As of January 2015, SEARCWL received additional funding from The Norwegian Programme for Capacity Development in Higher Education and Research for Development (NORHED). This will go a long way in funding masters, PhD and post-Doc scholarships in 4 universities which are SEARCWL’s LMIC partners. The funds also enhance teaching from Oslo and from the region.
 

 

Literally every programme has yielded research on critical issues related to women and development in the region. The staff of the Centre and those who have access to its dissertation collection have been greatly enriched by the research carried out. This would not have been possible if the scholarship provided would not have been made available. Through the continuing support of NORAD and NORHED, and with the assistance of the University of Zimbabwe in providing a website and data base facilities the Women’s Law Centre now transformed into the Southern and Eastern African Regional Centre for Women’s Law (SEARCWL) it has been possible to have the dissertations edited and made available on the website for much wider use.


In their various explorations for the dissertations students have sought to determine the role of law in facilitating women’s access to resources, to representation, to self actualisation. The authors have among other issues sought to map whether law was effective in promoting women’s participation in governance and other national activities. Students, both male and female, lawyers and unlawyers (This is a term that the programme uses to distinguish between those of its students who are lawyers by choice and training and those who come from academic disciplines.) , engaged in research on issues that had struck them from their own personal or work experiences as being significant in determining how women managed their lives, participated in the activities of the community or the state or were parameters of their exclusion from mainstream economic, political, social and other arenas.

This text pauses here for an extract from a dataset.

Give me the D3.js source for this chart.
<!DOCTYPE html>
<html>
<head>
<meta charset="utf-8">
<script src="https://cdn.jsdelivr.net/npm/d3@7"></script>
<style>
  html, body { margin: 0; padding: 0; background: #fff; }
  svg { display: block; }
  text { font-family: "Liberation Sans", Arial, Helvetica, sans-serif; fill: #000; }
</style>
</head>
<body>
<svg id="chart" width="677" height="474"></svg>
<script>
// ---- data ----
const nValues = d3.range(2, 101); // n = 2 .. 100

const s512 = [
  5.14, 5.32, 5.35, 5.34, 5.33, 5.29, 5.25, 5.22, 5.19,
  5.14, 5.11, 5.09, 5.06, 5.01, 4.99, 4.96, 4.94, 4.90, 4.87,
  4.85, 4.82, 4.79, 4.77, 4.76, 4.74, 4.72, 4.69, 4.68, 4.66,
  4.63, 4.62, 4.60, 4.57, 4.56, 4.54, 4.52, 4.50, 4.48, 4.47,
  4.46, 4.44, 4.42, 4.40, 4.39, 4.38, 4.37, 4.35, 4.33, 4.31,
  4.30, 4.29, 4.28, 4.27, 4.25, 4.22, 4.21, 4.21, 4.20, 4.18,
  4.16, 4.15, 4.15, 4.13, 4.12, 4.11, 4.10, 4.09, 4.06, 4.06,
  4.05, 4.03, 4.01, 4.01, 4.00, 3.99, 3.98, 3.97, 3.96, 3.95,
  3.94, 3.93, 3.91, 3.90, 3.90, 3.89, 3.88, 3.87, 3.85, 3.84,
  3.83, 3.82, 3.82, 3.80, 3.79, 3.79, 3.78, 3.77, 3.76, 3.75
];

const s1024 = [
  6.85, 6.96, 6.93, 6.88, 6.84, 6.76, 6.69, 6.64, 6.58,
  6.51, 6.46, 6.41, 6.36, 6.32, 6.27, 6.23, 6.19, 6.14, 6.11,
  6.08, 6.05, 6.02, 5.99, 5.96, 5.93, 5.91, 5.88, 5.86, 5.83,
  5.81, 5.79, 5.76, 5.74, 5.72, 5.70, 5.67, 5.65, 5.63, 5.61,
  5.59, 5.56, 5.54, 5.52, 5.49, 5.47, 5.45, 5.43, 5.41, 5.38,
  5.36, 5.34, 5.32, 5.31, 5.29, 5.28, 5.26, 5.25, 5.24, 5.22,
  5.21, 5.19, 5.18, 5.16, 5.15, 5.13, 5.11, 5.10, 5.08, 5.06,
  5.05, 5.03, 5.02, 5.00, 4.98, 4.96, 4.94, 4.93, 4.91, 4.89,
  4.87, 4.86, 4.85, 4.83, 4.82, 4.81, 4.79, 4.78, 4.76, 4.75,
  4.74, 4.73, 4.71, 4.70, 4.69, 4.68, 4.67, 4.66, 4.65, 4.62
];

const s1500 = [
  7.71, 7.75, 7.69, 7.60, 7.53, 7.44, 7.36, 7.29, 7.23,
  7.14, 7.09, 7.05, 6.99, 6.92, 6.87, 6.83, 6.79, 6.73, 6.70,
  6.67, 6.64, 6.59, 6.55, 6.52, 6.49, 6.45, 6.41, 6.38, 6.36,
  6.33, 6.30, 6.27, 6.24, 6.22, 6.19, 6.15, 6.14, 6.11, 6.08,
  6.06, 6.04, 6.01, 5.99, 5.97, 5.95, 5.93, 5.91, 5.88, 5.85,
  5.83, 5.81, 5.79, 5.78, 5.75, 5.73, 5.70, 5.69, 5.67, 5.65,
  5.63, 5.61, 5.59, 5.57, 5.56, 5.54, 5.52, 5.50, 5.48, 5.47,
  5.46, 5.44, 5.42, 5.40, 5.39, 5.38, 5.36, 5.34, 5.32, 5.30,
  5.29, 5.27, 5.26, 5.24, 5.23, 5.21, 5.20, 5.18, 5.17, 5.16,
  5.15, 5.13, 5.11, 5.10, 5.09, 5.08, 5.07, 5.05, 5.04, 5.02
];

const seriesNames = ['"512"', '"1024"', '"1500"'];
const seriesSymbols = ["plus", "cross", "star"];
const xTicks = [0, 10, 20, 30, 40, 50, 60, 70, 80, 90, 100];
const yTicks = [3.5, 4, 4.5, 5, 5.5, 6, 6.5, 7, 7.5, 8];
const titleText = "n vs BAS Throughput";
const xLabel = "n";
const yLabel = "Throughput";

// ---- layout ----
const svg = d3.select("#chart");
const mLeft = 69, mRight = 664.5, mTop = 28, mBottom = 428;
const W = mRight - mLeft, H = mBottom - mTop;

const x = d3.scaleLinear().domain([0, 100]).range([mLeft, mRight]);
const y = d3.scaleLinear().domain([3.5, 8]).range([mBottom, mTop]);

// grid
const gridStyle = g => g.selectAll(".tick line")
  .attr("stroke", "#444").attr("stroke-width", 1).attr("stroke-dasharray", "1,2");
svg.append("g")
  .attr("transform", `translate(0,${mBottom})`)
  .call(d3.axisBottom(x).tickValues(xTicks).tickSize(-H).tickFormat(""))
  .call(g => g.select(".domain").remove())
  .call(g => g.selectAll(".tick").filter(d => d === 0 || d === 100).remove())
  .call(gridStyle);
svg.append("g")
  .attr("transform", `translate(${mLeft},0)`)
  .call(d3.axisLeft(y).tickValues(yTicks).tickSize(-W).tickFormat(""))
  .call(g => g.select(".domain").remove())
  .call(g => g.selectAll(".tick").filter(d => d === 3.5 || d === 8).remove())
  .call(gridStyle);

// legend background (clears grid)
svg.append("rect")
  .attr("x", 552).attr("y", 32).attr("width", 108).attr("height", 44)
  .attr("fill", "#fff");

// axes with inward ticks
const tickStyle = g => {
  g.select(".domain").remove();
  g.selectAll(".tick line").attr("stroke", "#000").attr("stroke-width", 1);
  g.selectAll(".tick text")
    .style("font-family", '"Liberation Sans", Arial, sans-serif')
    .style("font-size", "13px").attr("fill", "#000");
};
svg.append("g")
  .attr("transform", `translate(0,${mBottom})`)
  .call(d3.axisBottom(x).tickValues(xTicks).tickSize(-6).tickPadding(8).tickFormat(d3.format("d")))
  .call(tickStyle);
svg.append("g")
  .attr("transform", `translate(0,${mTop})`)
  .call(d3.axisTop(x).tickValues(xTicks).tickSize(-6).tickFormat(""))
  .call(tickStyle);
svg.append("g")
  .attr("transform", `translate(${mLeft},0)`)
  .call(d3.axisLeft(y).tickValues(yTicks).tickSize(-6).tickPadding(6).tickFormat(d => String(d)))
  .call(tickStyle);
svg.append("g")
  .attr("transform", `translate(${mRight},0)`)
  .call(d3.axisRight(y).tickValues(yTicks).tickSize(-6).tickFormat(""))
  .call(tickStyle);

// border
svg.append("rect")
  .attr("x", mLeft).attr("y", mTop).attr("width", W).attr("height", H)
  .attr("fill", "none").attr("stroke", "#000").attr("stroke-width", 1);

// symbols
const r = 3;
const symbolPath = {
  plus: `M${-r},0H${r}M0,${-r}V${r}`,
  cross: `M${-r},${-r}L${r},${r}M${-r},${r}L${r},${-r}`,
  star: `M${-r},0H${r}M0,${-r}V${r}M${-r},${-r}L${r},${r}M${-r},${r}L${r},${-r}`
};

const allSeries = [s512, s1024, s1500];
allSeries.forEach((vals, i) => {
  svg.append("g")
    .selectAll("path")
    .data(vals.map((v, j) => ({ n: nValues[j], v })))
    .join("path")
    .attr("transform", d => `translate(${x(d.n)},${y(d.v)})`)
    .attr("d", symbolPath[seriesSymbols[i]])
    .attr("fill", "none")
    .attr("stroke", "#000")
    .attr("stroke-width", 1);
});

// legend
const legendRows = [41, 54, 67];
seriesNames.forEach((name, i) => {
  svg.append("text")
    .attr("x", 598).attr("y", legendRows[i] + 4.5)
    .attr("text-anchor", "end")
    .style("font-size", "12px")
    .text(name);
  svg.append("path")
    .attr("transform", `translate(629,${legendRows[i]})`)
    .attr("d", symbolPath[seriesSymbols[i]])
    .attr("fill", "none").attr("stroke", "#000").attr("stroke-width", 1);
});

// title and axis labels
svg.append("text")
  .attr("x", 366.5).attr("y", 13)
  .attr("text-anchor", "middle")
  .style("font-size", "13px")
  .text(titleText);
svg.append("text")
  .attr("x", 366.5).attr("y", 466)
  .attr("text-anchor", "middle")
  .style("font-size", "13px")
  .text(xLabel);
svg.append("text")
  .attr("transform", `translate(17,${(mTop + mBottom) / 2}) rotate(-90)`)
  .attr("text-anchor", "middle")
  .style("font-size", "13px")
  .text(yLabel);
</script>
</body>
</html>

Women and girls’ access to resources from education and health care to forest resources, to financial loans for large enterprises and for very small subsistence projects have all come under scrutiny. Commercial and banking law, criminal law, family law, constitutional law, laws regulating contraception and maternity care were examined, rights to maternity leave, conditions in government service, electoral laws, women’s participation in elections and in governance at the micro and macro level have all been grist to the students’ mills.


Over the years the dissertations have become more sophisticated, not through any fault of the earlier students but because we the supervisors have learnt along with our students how to conceptualise the research agendas, do the research and analyse the data captured in the field. It has been a process of mutual growth. The truth is that through our students, we have become more sophisticated in our teaching and especially so in relation to research and research methodologies. The students were “guinea pigs” for a research methodology book (Women & Law – Innovative Approaches to teaching research and analysis (2011) edited by A.S. Tsanga and J.E. Stewart) But since that book appeared we have further developed the practical side of the methodology and this will be explored in a further publication.

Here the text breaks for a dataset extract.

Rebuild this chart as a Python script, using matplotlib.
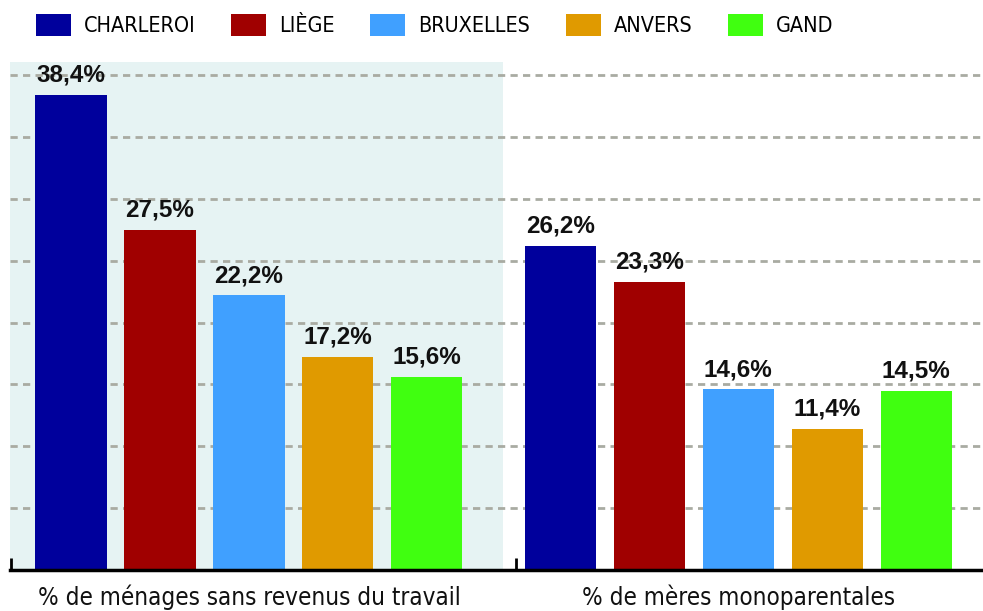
import matplotlib
matplotlib.use("Agg")
import matplotlib.pyplot as plt
from matplotlib.patches import Patch
import numpy as np

# ---- data ----
cities = ["CHARLEROI", "LIÈGE", "BRUXELLES", "ANVERS", "GAND"]
groups = ["% de ménages sans revenus du travail", "% de mères monoparentales"]
menages_sans_revenus = [38.4, 27.5, 22.2, 17.2, 15.6]
meres_monoparentales = [26.2, 23.3, 14.6, 11.4, 14.5]
colors = ["#00009C", "#A00000", "#40A0FF", "#E09A00", "#40FF10"]

series = [menages_sans_revenus, meres_monoparentales]

BFONT = ["Liberation Sans", "DejaVu Sans"]

fig = plt.figure(figsize=(9.83, 6.11), dpi=100)
ax = fig.add_axes([10 / 983, 41 / 611, 973 / 983, 508 / 611])

group_offset = 5.5
bar_w = 0.8
for g, vals in enumerate(series):
    x = np.arange(len(cities)) + g * group_offset
    bars = ax.bar(x, vals, width=bar_w, color=colors, zorder=3)
    ax.bar_label(bars, labels=[f"{v:.1f}%".replace(".", ",") for v in vals],
                 padding=6, fontsize=17.5, fontweight="bold", family=BFONT,
                 color="#111111", zorder=4)

ax.set_xlim(-0.685, 10.25)
ax.set_ylim(0, 41.07)

# shaded panel behind first group
ax.axvspan(-0.685, 4.85, color="#E6F3F3", zorder=0, lw=0)

# dashed grid
ax.set_yticks(np.arange(5, 41, 5))
ax.yaxis.grid(True, linestyle=(0, (2.6, 1.9)), color="#A9ABA2", linewidth=2, zorder=1)
ax.tick_params(axis="y", left=False, labelleft=False)

# x axis: bottom spine + two ticks
for s in ["top", "right", "left"]:
    ax.spines[s].set_visible(False)
ax.spines["bottom"].set_linewidth(2.5)
ax.spines["bottom"].set_zorder(5)
ax.set_xticks([-0.67, 5.0])
ax.tick_params(axis="x", direction="in", length=9, width=2, labelbottom=False)

# group labels
for g, name in enumerate(groups):
    ax.text(2 + g * group_offset, -0.054, name, transform=ax.get_xaxis_transform(),
            ha="center", va="center", fontsize=17.4, family="DejaVu Sans",
            fontstretch="condensed", color="#111111")

# legend
handles = [Patch(facecolor=c, edgecolor="none") for c in colors]
fig.legend(handles, cities, loc="center left", bbox_to_anchor=(36 / 983, 1 - 25 / 611),
           ncol=5, frameon=False, borderpad=0, borderaxespad=0,
           handlelength=1.63, handleheight=1.2, handletextpad=0.6,
           columnspacing=1.65, prop={"family": "DejaVu Sans", "stretch": "condensed", "size": 15.5})

fig.savefig("out.png", dpi=100)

The first set of edited dissertations are those on credit and micro finance just five in all but there are others to come on a very wide variety of subjects. They have been edited as working and issue pages by Anne Derges, Margo Bedingfield and Lesley Patterson. In due course some may appear in printed form but for the moment they will be gradually made accessible on the website. We would like them to be used freely and frequently and make them a gift of African Scholarship, by African women and men in an African context.